QRP by the Bay is a regular homebrew, experimenter’s and portable ops show-and-tell hosted by Peter VK3YE at Chelsea Beach. This was my second event, which followed in the now established tradition. This year it attracted about two dozen people and a variety of projects appeared on the tables. The weather was not ideal, it was very windy and cool, but the squid poles went up nonetheless. Peter’s video of the event is here, and another one of the 160 meter bayside portable QSO here.
Peter VK3YE demonstrated his VHF beacon project, the subject of recent videos. Tony VK3CAB demonstrated his loop antenna and KN-Q7A transceiver with an external DDS VFO. Joe VK3YSP operated his HF transceiver in his car remotely from his VHF hand-held.
Chris VK3AML set up 160 meters AM in the shelter of the bushes, while his end fed 160 meter inverted-L at 10 meters above the sand strung between two squid poles looped wildly in the wind. At the same time, Dave VK3ASE operated 160 AM mobile and drove further down the bay, while other stations called in including Clint VK3CSJ (Narre Warren) and VK3HB at Macrae which is about 50 kilometers further down the bay. The signals held up well, and I was impressed at how well 160 AM works over shorter distances and a good path.
I’ve wondered in the recent past about a workable skyhook for 160 meters portable, and Chris’ antenna demonstrated a good option. It is a 1/4 wave inverted L. 40 meters of wire in total, with 10 meters running up to the top of the first squid pole and 30 meters strung between the two poles, placed about 25 meters apart. The wire in the 30 meter horizontal section is very thin to avoid the squid poles sagging uncontrollably. For a counterpoise (or ground substitute) Chris was using a couple of G-clamps to electrically attach to the stainless steel hand rail that runs from the picnic area down to the beach. No electrical connection into the brine, but a good substitute that kept the operating position near the main group.
A 1/4 wave inverted L is effectively a 1/4 wave ground plane with the top portion of the driven element folded over at right angles. So it should exhibit a 50 ohm impedance at the feed point. Sounds like a good option.

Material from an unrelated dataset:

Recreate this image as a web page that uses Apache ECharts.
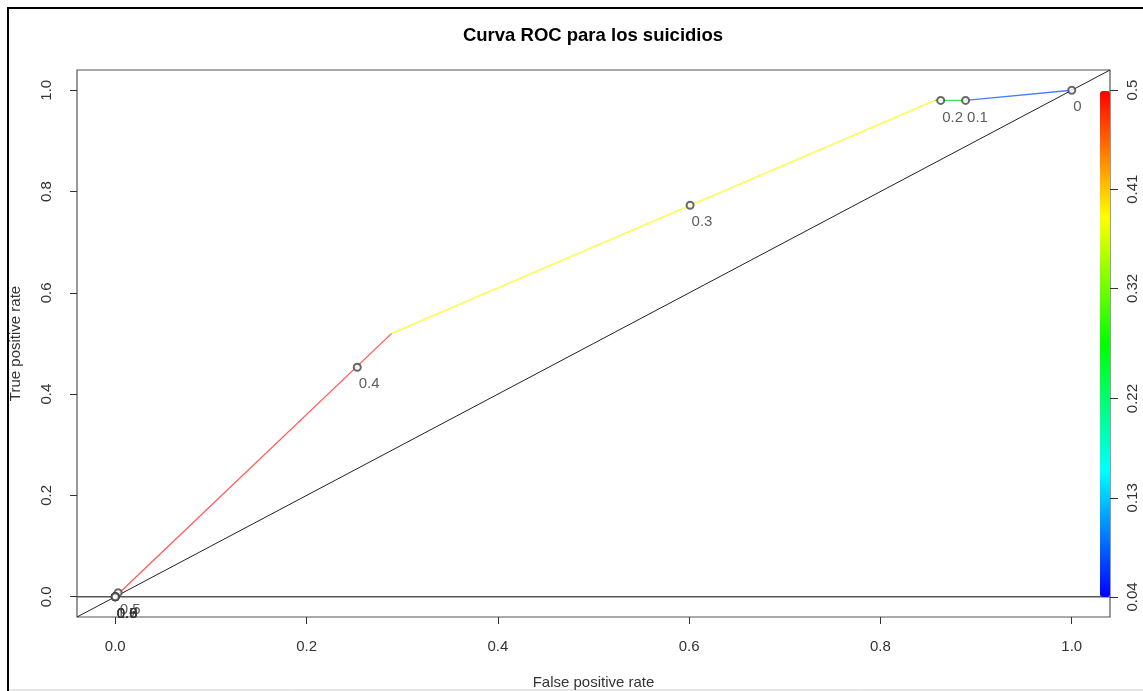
<!DOCTYPE html>
<html>
<head>
<meta charset="utf-8">
<script src="https://cdn.jsdelivr.net/npm/echarts@6/dist/echarts.min.js"></script>
<style>
  html, body { margin: 0; padding: 0; background: #fff; }
  #chart { width: 1143px; height: 691px; }
</style>
</head>
<body>
<div id="chart"></div>
<script>
// ROC curve vertices (false positive rate / true positive rate)
const rocFpr = [0, 0.289, 0.857, 0.889, 1];
const rocTpr = [0, 0.520, 0.980, 0.980, 1];
// colour of each segment (cutoff colouring)
const segColors = ["#ff5a5a", "#ffff33", "#3fe066", "#4a7cff"];

// printed cutoffs
const cutLabels = ["0", "0.1", "0.2", "0.3", "0.4", "0.5", "0.6", "0.7", "0.8", "0.9", "1.0"];
const cutFpr = [1, 0.889, 0.863, 0.601, 0.253, 0.003, 0, 0, 0, 0, 0];
const cutTpr = [1, 0.980, 0.980, 0.773, 0.453, 0.008, 0, 0, 0, 0, 0];

// axis ticks
const axisTicks = [0, 0.2, 0.4, 0.6, 0.8, 1.0];
const cbTicks = [0.04, 0.13, 0.22, 0.32, 0.41, 0.5];
const cbRange = [0.04, 0.5];

// reference lines
const diagLine = [[-0.04, -0.04], [1.04, 1.04]];
const zeroLine = [[-0.04, 0], [1.04, 0]];

const FONT = "'Liberation Sans', Arial, sans-serif";

let chart = echarts.init(document.getElementById("chart"));

// one line series per coloured segment
let segSeries = [];
for (let i = 0; i < rocFpr.length - 1; i++) {
  segSeries.push({
    type: "line",
    xAxisIndex: 0,
    yAxisIndex: 0,
    symbol: "none",
    silent: true,
    lineStyle: { color: segColors[i], width: 1.3 },
    data: [[rocFpr[i], rocTpr[i]], [rocFpr[i + 1], rocTpr[i + 1]]],
    z: 3
  });
}

chart.setOption({
  animation: false,
  textStyle: { fontFamily: FONT },
  title: {
    text: "Curva ROC para los suicidios",
    left: 588,
    top: 21,
    textAlign: "center",
    textStyle: { fontSize: 18.5, fontWeight: "bold", color: "#000", fontFamily: FONT }
  },
  grid: [
    {
      left: 77, right: 33, top: 70, bottom: 74,
      outerBoundsMode: "none",
      show: true,
      borderColor: "#555",
      borderWidth: 1.2
    },
    // colour bar axis
    { left: 1100, width: 10, top: 90, height: 507, outerBoundsMode: "none" }
  ],
  xAxis: [
    {
      type: "value",
      gridIndex: 0,
      min: -0.04,
      max: 1.04,
      name: "False positive rate",
      nameLocation: "middle",
      nameGap: 58,
      nameTextStyle: { fontSize: 15, color: "#333" },
      axisLine: { show: false, onZero: false },
      splitLine: { show: false },
      axisTick: {
        show: true, length: 7, inside: false,
        customValues: axisTicks,
        lineStyle: { color: "#333", width: 1 }
      },
      axisLabel: {
        customValues: axisTicks,
        margin: 22,
        fontSize: 15,
        color: "#333",
        formatter: v => v.toFixed(1)
      }
    },
    {
      type: "category",
      gridIndex: 1,
      data: ["cb"],
      show: false
    }
  ],
  yAxis: [
    {
      type: "value",
      gridIndex: 0,
      min: -0.04,
      max: 1.04,
      name: "True positive rate",
      nameLocation: "middle",
      nameGap: 54,
      nameTextStyle: { fontSize: 15, color: "#333" },
      axisLine: { show: false, onZero: false },
      splitLine: { show: false },
      axisTick: {
        show: true, length: 7, inside: false,
        customValues: axisTicks,
        lineStyle: { color: "#333", width: 1 }
      },
      axisLabel: {
        customValues: axisTicks,
        rotate: 90,
        margin: 23,
        fontSize: 15,
        color: "#333",
        formatter: v => v.toFixed(1)
      }
    },
    {
      type: "value",
      gridIndex: 1,
      position: "right",
      min: cbRange[0],
      max: cbRange[1],
      axisLine: { show: false, onZero: false },
      splitLine: { show: false },
      axisTick: {
        show: true, length: 8,
        customValues: cbTicks,
        lineStyle: { color: "#333", width: 1 }
      },
      axisLabel: {
        customValues: cbTicks,
        rotate: 90,
        margin: 15,
        fontSize: 15,
        color: "#333",
        formatter: v => String(v)
      }
    }
  ],
  visualMap: {
    type: "continuous",
    seriesIndex: 0,
    min: cbRange[0],
    max: cbRange[1],
    orient: "vertical",
    left: 1100,
    top: 91,
    itemWidth: 10,
    itemHeight: 506,
    padding: 0,
    calculable: false,
    showLabel: false,
    text: null,
    inRange: { color: ["#0000ff", "#00ffff", "#00ff00", "#ffff00", "#ff0000"] }
  },
  graphic: [
    {
      type: "rect",
      shape: { x: 8, y: 8, width: 1200, height: 720 },
      style: { fill: null, stroke: "#000", lineWidth: 2 },
      silent: true
    },
    {
      type: "line",
      shape: { x1: 9, y1: 690, x2: 1143, y2: 690 },
      style: { stroke: "#ccc", lineWidth: 1 },
      silent: true
    }
  ],
  series: [
    // dummy series carrying the colour bar (visualMap) on its own axis
    {
      type: "scatter",
      xAxisIndex: 1,
      yAxisIndex: 1,
      data: []
    },
    {
      type: "line",
      xAxisIndex: 0,
      yAxisIndex: 0,
      symbol: "none",
      silent: true,
      lineStyle: { color: "#222", width: 1 },
      data: diagLine,
      z: 2
    },
    {
      type: "line",
      xAxisIndex: 0,
      yAxisIndex: 0,
      symbol: "none",
      silent: true,
      lineStyle: { color: "#555", width: 1.4 },
      data: zeroLine,
      z: 2
    },
    ...segSeries,
    {
      type: "scatter",
      xAxisIndex: 0,
      yAxisIndex: 0,
      symbol: "emptyCircle",
      symbolSize: 7,
      itemStyle: { color: "#444", borderColor: "#444", borderWidth: 0.8 },
      label: {
        show: true,
        position: [6, 14],
        fontSize: 15,
        color: "#333",
        formatter: p => p.name
      },
      data: cutLabels.map((lab, i) => ({ name: lab, value: [cutFpr[i], cutTpr[i]] })),
      z: 5
    }
  ]
});
</script>
</body>
</html>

Wayne VK3ALK had his impressive 80 meter Class E AM transmitter on the tables. This build was fully scratch-built with hand drawn and etched PCBs, some mean looking FETs, toroidal power transformer and supplies, and an inline SWR bridge and control circuitry to reduce power if the SWR should unexpectedly spike. Wayne has similar AM transmitters on 40 meters. He discussed with me the virtues of a Rigol spectrum analyer. I think he was talking about this one. Nice…
Steve VK3SL’s recently arrived BITX module, built into a box. This must be one of the first BITX modules to arrive in VK.
Another of Steve VK3SL’s recent finds, an AR8 receiver in amazing condition.
QRP by the Bay got me thinking about the traditions of QRP conventions. The Rishworth QRP convention (outside of Manchester) has recently run, with speakers Roy Llewellyn W7EL (antenna Q&A session), Rex Harper W1REX (the Tuna Tin guy) and the Father of UK QRP the Rev George Dobbs, G3RJV. Rex ran one of his famour buildathons where attendees are given a small solderless kit to build (this year it was SM7UCZ’s solar powered transmitter).
The big one is Four Days In May (FDIM), run in association with Dayton, which proclaims itself as ‘the biggest and best QRP event in the World’. Recent speakers have included Eric Swartz WA6HHQ (Elecraft), George Dobbs G3RJV, Rick Campbell KK7B, Roy Lewallen W7EL, Paul Darlington M0XPD and Jason Milldrum NT7S, to name a few. FDIM and Dayton are regularly discussed on Soldersmoke.
In VK, thanks to Peter VK3PF and others, we have Gippstech which has run each year in July since 1998 (a remarkable effort) and showcases the higher-tech end of the hobby, with both theoretical and practical talks on recurring topics such as microwaves, EME, propagation, SDR and software, from presenters including Ron VK3AFW, Steve VK3OT, Drew VK3XU, Rex VK7MO, Doug VK3UM (sadly SK earlier this year), Roger VK2ZRH, Andrew VK3OE and so many more. Joe Taylor K1JT was a special guest in 2003. Wayne VK3WAM introduced SOTA in 2012.
Could we ever do a QRP event in the southern states of VK? The populations of the UK and US are around 3 times and 14 times that of Australia respectively, and the amateur population in Western nations is roughly a (very small) percentage of the general population. So I suspect we don’t have the numbers to support a sustainable full-scale QRP event of the nature of Rishworth. And while Gippstech is not a QRP gathering, it is entirely open to QRP themes.
In the mean time, QRP by the Bay is a great opportunity for the Melbourne QRP/ homebrew/ experimenter crowd to eye-ball each other and our projects in a pleasant portable operating spot. Peter has announced the date for next year — Saturday February 4th 2017. I’m looking forward to it already. The chalenge is — what can I get built by then?